**Written request**
Every line with the string "this" should be gathered.

[Items from a dataset]
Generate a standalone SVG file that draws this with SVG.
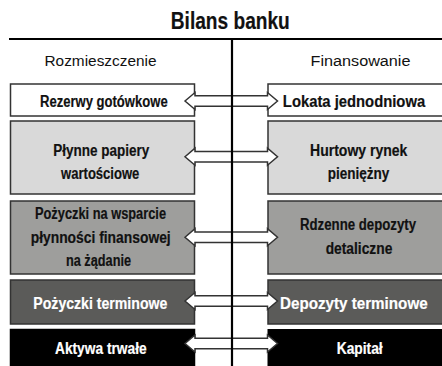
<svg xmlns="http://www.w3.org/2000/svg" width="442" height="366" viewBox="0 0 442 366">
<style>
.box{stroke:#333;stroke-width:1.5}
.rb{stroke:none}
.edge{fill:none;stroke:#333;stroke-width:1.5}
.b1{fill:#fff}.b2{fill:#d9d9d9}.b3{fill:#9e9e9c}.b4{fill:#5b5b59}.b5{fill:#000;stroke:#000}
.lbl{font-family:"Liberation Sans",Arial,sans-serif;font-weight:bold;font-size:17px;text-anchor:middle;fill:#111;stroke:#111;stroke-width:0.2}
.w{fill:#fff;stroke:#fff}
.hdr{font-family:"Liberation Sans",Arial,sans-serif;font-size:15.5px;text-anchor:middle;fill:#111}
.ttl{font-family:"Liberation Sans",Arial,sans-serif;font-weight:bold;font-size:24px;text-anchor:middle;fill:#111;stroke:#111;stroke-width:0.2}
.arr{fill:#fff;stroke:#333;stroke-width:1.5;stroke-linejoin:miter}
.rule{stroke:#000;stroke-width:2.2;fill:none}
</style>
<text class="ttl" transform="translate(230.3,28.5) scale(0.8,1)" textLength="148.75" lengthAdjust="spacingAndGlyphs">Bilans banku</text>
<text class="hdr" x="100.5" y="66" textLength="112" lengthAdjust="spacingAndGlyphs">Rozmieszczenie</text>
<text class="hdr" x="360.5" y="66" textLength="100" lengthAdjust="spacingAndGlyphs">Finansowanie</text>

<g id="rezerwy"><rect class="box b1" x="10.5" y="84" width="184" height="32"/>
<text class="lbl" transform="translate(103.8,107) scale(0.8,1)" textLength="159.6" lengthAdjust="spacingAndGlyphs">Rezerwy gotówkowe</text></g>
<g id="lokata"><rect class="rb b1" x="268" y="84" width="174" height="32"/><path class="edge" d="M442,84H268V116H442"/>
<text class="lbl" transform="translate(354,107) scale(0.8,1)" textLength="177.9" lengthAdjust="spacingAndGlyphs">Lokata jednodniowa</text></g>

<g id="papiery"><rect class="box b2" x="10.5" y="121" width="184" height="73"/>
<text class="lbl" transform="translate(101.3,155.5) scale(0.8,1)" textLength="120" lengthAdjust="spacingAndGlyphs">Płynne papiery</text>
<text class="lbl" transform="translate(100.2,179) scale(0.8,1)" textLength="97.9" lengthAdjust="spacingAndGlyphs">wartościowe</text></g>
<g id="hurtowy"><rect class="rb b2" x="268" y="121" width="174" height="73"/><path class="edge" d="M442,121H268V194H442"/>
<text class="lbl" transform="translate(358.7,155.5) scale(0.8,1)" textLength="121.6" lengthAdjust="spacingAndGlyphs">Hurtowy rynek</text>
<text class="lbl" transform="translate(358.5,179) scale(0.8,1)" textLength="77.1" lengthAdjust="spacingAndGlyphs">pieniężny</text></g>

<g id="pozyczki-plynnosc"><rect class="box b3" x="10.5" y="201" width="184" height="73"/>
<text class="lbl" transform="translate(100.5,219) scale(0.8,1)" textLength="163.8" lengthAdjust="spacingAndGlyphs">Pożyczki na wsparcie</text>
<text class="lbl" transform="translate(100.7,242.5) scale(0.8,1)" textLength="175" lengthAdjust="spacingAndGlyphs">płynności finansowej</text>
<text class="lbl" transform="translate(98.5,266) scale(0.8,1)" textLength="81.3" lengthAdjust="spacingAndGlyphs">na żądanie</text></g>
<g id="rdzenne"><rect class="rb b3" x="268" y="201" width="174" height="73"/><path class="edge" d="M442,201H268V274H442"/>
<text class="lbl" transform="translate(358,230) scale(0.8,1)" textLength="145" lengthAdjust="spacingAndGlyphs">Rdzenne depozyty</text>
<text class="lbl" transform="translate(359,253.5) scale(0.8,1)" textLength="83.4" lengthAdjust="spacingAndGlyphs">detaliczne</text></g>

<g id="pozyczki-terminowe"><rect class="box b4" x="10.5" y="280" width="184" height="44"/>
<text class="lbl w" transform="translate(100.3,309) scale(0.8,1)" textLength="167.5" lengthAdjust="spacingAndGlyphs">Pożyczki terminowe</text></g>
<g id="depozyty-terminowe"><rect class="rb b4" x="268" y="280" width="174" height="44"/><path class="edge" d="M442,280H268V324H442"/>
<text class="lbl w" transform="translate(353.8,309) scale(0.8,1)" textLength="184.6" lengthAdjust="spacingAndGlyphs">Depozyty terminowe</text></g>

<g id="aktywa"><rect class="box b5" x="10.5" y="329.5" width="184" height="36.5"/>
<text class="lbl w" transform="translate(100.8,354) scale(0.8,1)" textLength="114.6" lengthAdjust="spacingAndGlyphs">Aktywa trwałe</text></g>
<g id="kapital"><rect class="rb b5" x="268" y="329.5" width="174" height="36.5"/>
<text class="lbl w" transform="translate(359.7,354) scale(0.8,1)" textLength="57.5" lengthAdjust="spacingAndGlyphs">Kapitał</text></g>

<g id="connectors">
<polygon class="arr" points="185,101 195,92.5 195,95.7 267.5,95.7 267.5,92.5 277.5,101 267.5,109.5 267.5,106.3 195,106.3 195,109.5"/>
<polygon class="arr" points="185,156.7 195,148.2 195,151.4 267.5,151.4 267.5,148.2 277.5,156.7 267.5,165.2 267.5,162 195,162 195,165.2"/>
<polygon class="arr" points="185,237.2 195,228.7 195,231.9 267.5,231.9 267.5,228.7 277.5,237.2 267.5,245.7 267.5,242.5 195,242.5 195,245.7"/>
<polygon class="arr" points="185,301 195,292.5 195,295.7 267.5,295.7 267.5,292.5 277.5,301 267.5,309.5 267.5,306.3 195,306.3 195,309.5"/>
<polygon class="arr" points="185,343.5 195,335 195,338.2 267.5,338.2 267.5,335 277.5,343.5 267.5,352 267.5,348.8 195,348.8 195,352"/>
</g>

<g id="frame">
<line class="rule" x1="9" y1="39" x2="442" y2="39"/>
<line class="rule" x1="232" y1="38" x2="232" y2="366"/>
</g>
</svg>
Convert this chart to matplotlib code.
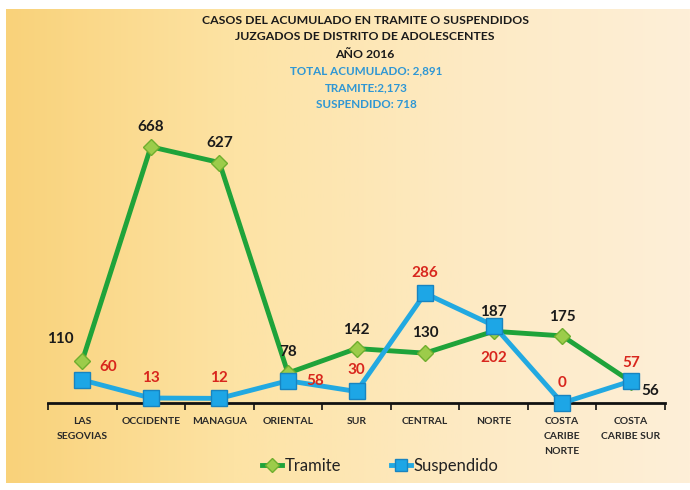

**Correct response**
Generate a standalone SVG file that draws this with SVG.
Convert this chart to matplotlib code.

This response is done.